-- Entries start --

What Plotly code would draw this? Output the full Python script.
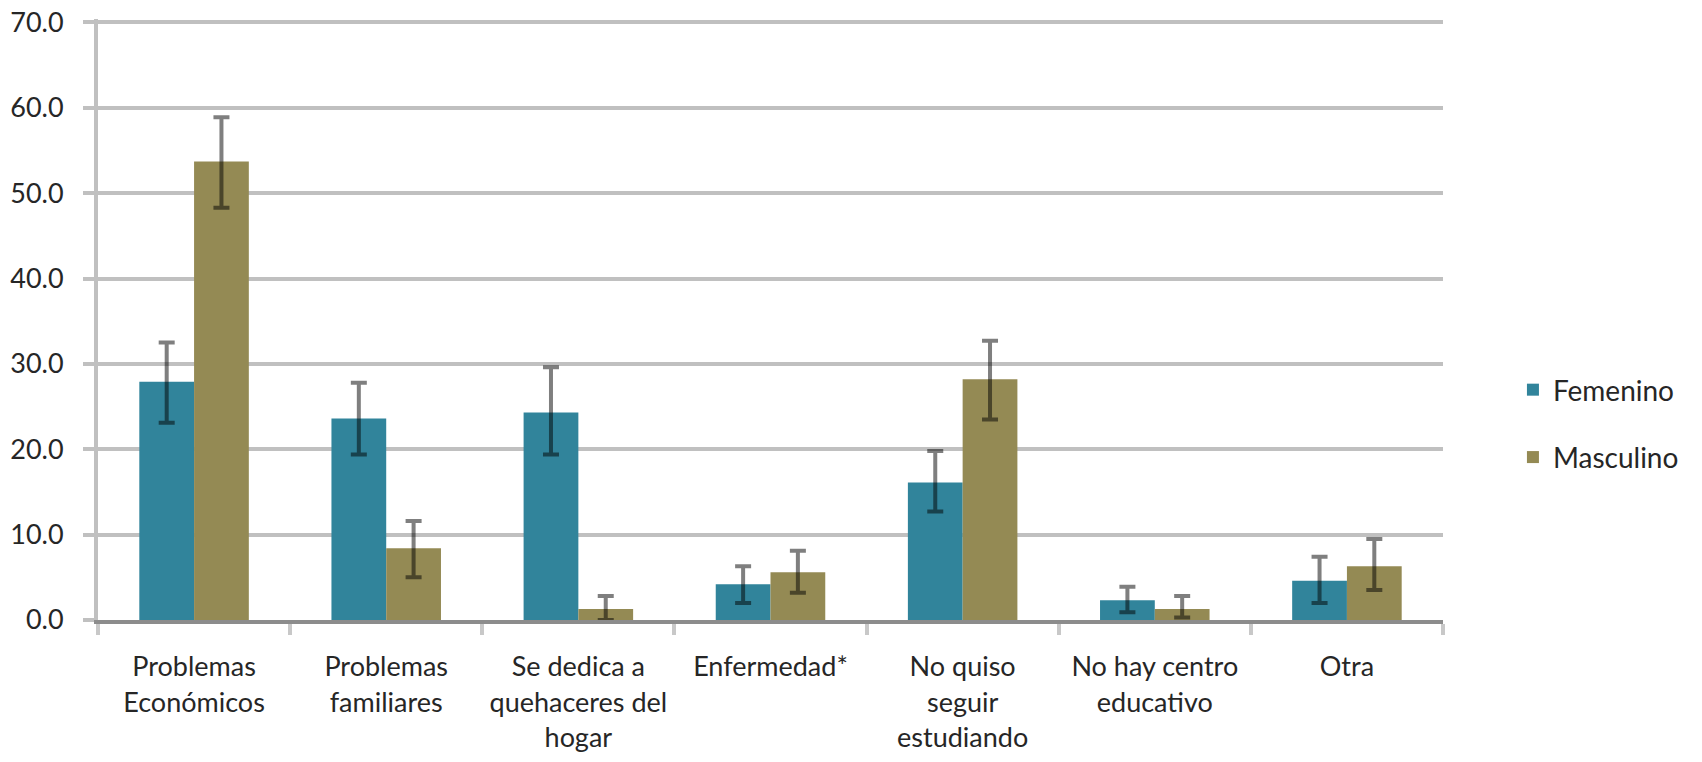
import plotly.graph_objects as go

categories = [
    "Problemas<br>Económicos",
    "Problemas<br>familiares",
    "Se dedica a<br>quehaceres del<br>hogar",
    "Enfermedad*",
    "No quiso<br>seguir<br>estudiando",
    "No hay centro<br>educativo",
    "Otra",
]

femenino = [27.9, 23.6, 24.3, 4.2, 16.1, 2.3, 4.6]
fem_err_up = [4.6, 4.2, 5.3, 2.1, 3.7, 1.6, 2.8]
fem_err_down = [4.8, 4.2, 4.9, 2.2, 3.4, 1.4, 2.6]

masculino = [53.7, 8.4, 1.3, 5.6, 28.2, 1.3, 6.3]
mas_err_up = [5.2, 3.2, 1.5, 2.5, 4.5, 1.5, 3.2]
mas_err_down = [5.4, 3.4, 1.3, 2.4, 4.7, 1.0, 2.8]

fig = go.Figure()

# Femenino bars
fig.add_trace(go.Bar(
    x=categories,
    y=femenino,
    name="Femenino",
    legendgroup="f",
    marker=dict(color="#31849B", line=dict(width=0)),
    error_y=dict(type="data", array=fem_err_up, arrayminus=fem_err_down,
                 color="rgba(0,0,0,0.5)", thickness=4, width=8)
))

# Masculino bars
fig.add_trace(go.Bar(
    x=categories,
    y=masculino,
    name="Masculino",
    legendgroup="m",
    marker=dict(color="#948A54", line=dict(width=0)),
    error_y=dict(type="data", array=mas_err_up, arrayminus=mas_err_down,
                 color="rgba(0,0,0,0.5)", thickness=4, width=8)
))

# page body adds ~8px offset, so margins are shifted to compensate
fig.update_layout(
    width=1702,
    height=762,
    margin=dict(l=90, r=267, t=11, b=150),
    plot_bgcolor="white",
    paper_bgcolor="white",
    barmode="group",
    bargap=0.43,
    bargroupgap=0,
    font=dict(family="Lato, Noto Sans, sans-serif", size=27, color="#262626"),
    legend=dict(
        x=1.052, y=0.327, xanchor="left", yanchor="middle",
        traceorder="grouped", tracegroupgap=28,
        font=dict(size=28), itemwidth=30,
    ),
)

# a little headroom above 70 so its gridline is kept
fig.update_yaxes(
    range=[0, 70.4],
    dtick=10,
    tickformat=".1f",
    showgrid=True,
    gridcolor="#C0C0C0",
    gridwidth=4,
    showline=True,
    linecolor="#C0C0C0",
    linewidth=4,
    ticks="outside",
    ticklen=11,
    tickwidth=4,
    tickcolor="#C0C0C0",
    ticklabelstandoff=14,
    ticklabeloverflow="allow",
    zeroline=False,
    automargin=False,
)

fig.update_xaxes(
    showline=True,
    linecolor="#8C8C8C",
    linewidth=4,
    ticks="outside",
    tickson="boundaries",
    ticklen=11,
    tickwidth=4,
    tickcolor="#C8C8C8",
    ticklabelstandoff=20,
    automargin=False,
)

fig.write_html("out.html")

-- Entries end --
-- Entries start --

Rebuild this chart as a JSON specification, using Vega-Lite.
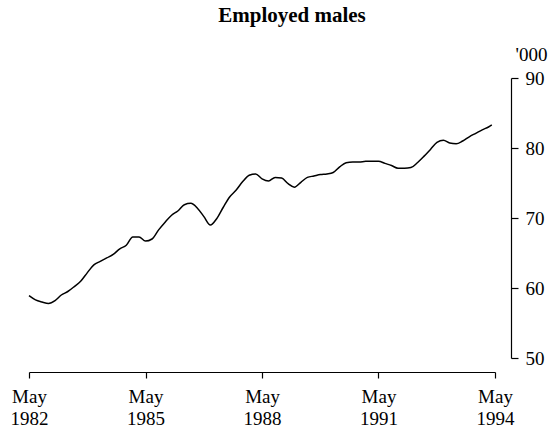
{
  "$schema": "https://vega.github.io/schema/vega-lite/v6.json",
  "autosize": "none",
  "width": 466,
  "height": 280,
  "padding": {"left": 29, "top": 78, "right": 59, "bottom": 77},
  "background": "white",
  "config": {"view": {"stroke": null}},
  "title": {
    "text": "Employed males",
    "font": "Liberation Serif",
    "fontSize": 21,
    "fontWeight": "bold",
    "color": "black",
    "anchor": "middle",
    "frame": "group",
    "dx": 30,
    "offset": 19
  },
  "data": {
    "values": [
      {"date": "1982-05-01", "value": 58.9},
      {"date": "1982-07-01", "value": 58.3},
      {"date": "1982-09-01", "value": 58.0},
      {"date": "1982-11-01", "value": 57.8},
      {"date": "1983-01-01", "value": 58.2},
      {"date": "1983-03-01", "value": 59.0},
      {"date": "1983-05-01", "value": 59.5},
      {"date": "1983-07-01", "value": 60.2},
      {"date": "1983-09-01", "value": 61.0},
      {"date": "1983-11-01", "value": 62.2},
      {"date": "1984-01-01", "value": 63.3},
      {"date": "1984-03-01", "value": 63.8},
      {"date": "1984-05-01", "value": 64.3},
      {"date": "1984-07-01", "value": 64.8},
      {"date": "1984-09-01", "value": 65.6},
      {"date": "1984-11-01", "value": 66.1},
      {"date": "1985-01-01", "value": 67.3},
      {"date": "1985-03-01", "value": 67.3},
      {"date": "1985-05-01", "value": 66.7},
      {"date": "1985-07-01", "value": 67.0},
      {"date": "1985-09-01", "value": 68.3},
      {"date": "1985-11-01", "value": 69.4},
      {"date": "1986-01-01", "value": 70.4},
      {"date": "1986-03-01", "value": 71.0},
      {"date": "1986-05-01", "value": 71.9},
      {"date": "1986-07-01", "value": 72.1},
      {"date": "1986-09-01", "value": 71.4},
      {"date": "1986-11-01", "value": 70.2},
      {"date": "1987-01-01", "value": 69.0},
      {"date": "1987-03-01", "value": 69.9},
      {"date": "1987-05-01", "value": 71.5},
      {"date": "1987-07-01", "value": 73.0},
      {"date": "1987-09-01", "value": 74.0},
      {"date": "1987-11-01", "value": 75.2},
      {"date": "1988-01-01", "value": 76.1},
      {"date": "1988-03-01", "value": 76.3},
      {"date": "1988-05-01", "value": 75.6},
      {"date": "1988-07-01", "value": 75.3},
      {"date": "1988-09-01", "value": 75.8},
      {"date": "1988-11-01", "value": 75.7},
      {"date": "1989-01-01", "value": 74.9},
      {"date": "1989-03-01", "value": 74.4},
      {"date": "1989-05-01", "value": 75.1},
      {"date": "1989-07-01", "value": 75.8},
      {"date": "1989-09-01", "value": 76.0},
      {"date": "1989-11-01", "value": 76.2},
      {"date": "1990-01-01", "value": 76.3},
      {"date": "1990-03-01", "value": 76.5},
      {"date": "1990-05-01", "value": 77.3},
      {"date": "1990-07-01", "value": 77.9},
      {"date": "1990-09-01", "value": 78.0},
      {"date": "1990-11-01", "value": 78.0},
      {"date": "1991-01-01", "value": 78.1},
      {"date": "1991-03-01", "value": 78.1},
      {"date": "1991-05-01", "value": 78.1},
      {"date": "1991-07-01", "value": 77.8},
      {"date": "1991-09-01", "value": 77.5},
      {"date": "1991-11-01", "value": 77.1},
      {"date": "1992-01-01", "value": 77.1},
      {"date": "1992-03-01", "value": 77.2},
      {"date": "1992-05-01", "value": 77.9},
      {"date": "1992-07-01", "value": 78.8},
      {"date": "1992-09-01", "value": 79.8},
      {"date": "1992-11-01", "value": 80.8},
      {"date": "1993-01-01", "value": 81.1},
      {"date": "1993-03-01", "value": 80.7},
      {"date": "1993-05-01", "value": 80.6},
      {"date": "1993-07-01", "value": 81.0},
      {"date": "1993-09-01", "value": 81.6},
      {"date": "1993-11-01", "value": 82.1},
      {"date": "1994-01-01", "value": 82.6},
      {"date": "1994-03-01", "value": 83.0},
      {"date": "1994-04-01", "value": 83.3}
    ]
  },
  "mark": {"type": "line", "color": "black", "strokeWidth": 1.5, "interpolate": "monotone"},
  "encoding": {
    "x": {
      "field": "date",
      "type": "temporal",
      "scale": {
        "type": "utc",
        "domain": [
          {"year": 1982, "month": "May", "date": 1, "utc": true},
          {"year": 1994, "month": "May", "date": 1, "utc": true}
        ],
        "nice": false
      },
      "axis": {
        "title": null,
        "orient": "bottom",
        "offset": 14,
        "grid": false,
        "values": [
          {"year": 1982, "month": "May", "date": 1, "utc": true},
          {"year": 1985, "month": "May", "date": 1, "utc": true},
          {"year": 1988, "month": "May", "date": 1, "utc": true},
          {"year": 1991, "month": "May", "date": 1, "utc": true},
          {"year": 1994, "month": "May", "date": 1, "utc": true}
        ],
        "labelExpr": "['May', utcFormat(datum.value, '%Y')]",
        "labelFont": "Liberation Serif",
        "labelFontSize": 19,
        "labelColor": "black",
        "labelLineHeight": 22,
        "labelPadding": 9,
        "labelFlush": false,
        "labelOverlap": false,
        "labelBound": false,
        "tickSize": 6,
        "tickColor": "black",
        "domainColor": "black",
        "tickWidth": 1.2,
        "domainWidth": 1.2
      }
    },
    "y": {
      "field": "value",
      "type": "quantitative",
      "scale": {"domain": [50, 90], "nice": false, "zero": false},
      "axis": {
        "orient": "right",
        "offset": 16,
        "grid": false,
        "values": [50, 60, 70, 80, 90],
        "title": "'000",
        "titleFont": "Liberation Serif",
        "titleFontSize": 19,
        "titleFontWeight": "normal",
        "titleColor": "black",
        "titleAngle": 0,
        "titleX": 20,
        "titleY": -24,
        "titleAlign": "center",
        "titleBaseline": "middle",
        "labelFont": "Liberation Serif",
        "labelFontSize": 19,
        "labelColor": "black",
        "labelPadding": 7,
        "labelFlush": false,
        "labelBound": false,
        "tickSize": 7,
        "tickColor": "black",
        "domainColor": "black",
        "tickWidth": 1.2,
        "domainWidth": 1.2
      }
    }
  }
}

-- Entries end --
-- Entries start --

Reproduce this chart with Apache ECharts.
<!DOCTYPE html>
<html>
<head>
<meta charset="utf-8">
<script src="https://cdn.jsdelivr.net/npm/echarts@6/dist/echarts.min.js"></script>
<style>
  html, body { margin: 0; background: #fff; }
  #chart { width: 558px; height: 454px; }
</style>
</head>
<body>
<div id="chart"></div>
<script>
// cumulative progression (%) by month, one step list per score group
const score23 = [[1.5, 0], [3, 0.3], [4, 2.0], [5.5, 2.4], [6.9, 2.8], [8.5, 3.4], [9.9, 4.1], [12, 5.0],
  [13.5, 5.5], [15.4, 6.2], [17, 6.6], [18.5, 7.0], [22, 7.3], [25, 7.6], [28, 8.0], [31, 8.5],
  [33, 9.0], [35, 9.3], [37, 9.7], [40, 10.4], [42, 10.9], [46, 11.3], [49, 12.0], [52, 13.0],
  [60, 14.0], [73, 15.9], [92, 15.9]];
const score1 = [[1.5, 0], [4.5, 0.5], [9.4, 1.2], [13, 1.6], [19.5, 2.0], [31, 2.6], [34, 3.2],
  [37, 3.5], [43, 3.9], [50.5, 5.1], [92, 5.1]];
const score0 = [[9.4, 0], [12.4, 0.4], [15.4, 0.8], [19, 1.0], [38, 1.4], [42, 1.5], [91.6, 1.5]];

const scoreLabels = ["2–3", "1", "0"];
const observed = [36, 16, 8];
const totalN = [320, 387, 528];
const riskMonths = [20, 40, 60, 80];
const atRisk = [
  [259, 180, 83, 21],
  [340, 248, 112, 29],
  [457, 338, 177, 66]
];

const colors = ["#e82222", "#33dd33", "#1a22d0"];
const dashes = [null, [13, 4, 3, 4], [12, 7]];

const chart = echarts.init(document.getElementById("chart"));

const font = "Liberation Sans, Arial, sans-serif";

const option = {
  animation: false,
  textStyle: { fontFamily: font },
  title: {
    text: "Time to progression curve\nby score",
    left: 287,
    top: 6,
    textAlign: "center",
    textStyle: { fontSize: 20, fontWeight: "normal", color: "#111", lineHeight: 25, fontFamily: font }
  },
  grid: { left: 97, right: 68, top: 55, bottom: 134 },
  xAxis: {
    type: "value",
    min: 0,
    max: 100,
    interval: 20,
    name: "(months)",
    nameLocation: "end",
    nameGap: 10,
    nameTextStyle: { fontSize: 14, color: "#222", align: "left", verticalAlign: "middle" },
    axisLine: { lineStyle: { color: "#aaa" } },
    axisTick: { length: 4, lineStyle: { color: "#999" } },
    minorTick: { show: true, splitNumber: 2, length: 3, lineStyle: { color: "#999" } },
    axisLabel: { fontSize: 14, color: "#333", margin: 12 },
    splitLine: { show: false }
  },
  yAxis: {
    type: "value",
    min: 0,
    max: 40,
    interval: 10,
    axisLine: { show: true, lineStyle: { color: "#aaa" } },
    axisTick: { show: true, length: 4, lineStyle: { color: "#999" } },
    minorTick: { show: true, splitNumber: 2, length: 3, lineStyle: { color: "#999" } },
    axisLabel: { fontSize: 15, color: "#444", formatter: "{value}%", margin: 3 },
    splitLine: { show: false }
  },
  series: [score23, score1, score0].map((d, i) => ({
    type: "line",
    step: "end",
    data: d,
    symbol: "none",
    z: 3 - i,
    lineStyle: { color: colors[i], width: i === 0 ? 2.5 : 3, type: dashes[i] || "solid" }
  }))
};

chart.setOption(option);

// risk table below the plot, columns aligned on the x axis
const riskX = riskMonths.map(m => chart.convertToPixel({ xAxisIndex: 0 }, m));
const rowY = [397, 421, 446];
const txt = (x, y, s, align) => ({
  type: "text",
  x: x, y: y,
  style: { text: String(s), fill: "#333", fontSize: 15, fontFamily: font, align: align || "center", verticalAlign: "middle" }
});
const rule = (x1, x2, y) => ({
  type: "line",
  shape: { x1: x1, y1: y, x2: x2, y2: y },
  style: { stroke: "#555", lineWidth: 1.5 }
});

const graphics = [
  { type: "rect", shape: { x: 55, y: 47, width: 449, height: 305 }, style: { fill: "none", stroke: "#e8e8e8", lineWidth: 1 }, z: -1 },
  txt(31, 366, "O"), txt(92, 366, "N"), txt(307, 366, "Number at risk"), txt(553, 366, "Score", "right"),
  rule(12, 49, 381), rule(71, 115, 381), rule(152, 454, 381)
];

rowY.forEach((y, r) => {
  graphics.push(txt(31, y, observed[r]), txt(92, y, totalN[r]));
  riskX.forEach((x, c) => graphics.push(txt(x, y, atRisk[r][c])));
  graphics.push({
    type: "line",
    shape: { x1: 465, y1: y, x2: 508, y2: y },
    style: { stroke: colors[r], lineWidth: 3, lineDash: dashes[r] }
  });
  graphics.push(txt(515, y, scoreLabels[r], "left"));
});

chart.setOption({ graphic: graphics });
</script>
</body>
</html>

-- Entries end --

Stated goal:
Above are the records; copy exactly the lines from the one with "What Plotly code" through the one with "import plotly.graph_objects as go", including both, and nothing more. Leave out pictures.

Exercise output:
What Plotly code would draw this? Output the full Python script.
import plotly.graph_objects as go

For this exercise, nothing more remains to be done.